Хотя случались и в этой сфере существования самые разнообразные чудеса. Много лет тому назад после смерти соседки мне досталась груда старых книг. В основном это были разрозненные тома дореволюционных собраний сочинений. Я их сложил в картонные коробки, закинул на антресоли и не притрагивался более двадцати лет. Потом, испытывая крайнюю нужду в деньгах, решил пересмотреть содержимое пыльных ящиков, в надежде найти что-нибудь пригодное для продажи букинистам. Перелистывая не имеющие никакой коммерческой стоимости издания, я случайно обнаружил, что под коленкором с именем Пушкина на передней крышке нет никакого «солнца русской поэзии». А есть искусно переплетенный блок чистой бумаги в восьмую долю листа со множеством рукописных стихов различных авторов. Почти все они, так или иначе, были посвящены покойной соседке и связаны с Крымом. Точнее с Коктебелем. Многих имен я навскидку установить не смог, а некоторые были вполне понятны и без долгих разысканий. Так, в частности, с десяток стихотворений и нежных посвящений были написаны Виктором Андрониковичем Мануйловым, два произведения подписаны инициалами «ВЩ», за которыми, на мой взгляд, мог скрываться только Владимир Щировский, еще одно было авторизовано пушкинистом Борисом Томашевским, другое пушкинистом же Дмитрием Якубовичем. А вот еще два литерами MW, за которыми легко угадывался Максимилиан Волошин, тем более что и почерк совпадал до мельчайших характерных деталей.
Загадка заключалась в том, что нигде и никогда, ни в каких подробнейших справочниках эта соседка не упоминалась.

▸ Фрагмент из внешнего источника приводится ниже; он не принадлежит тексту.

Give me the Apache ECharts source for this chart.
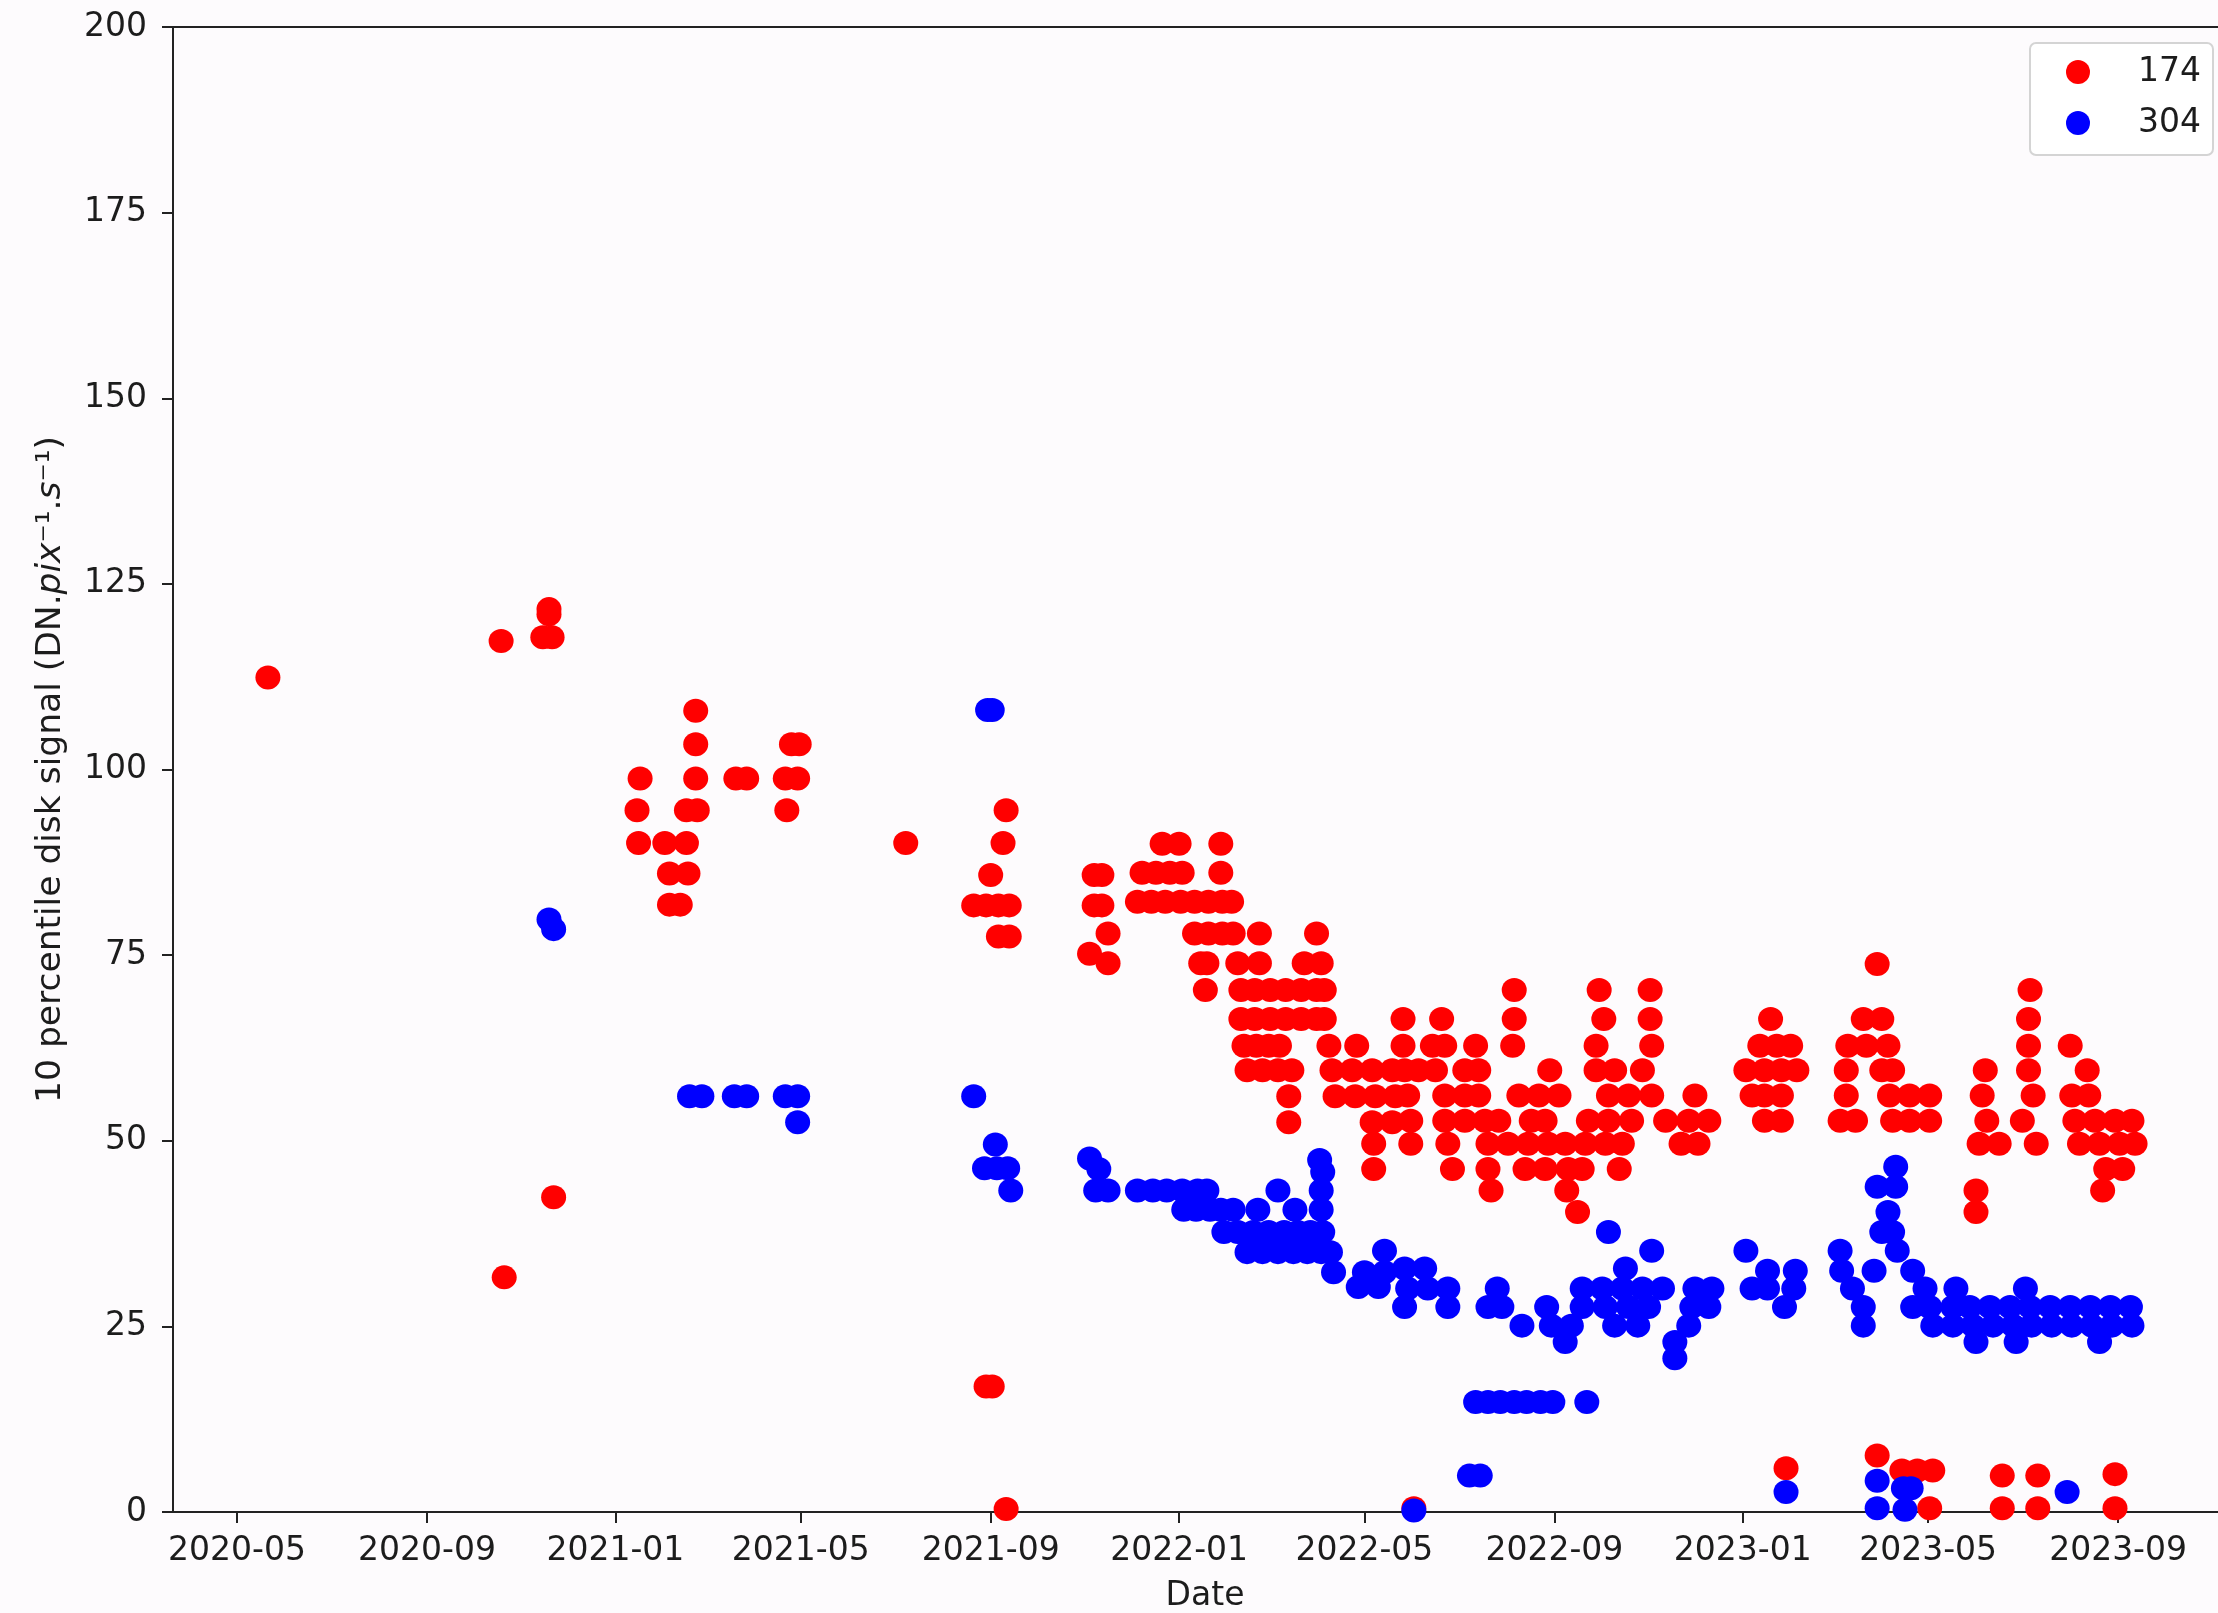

Владимир Петрович Купченко, с которым я был коротко знаком, проделал титаническую работу, расписав жизнь и встречи Волошина вплоть до мельчайших нюансов, буквально по часам и минутам. Но никакой Зинаиды Александровны Сергеевой в его реестрах найти не удается. А я ведь ее довольно хорошо помню самой ранней и приметчивой детской памятью. Как она ходила и разговаривала. Вплоть до характерных жестов.
То есть она, как и, возможно, Джагупова и бесконечное множество других людей, чьи жизни были подрезаны на лету советским удушливым обжимом, существовала в самом центре города, в круге очень известных людей, была секретарем П. Е. Щеголева, но имя ее исчезло. Просто провалилось в какую-то черную мрачноватую дыру. И причиной этому была не опала, не репрессии, а простая случайность.
Это удивительная и малопонятная особенность русской жизни, сохраняющей в своем ландшафте такие неприметные с воображаемого исторического «верху» складки и укрывища. Пока ненароком не провалишься в них целиком или не спрячешься намеренно, спасаясь от недремлющего ока государственной системы, даже и не поймешь, что они существуют в природе. Разумеется, это касается не только искусства, но и прочей житейской обыденности[46]
.А сколько людей, просто не попадавших в унисон с эпохой, сбивавшихся с церемониального шага и не умевших петь хором, варилось в своем перепревшем соку, играя в вечный интеллектуальный или метафизический пинг-понг со стеной собственной тюремной камеры или коммунальной комнатушки в дальнем конце коридора в окружении ничего не понимающих соседей и запуганных до исступления близких.
Я как-то на улице познакомился с пожилым инженером и, зацепившись словесно и глазолюбно, подружился с ним — Николаем Захаровичем Андреевым — до самой его смерти в 1982, кажется, году. Он меня поразил тогда рассказом о своих духовных исканиях и жизненном пути, рассказав, что после гибели своего гимназического друга — Загребина (мне отчего-то физиологически приятно оживлять несколькими движениями языка эти всеми позабытые фамилии) — он никогда, то есть лет тридцать, ни с кем не разговаривал ни на какие отвлеченные темы. Но каждый день, воротившись домой из своего абсолютно бессмысленного НИИ, уходил с головой в волшебные миры верховного синтетического учения системы арканов. При этом, однако же, он осознавал себя настоящим христианским социалистом, читал все тридцать лет пятитомник «Основы христианства» Михаила Тареева, священника Григория Петрова и аббата Ламенне. Интеллектуально он так и остался на уровне социальной и политической проблематики начала века. Такое впечатление, что идейный ураган современности пронесся где-то высоко над его головой.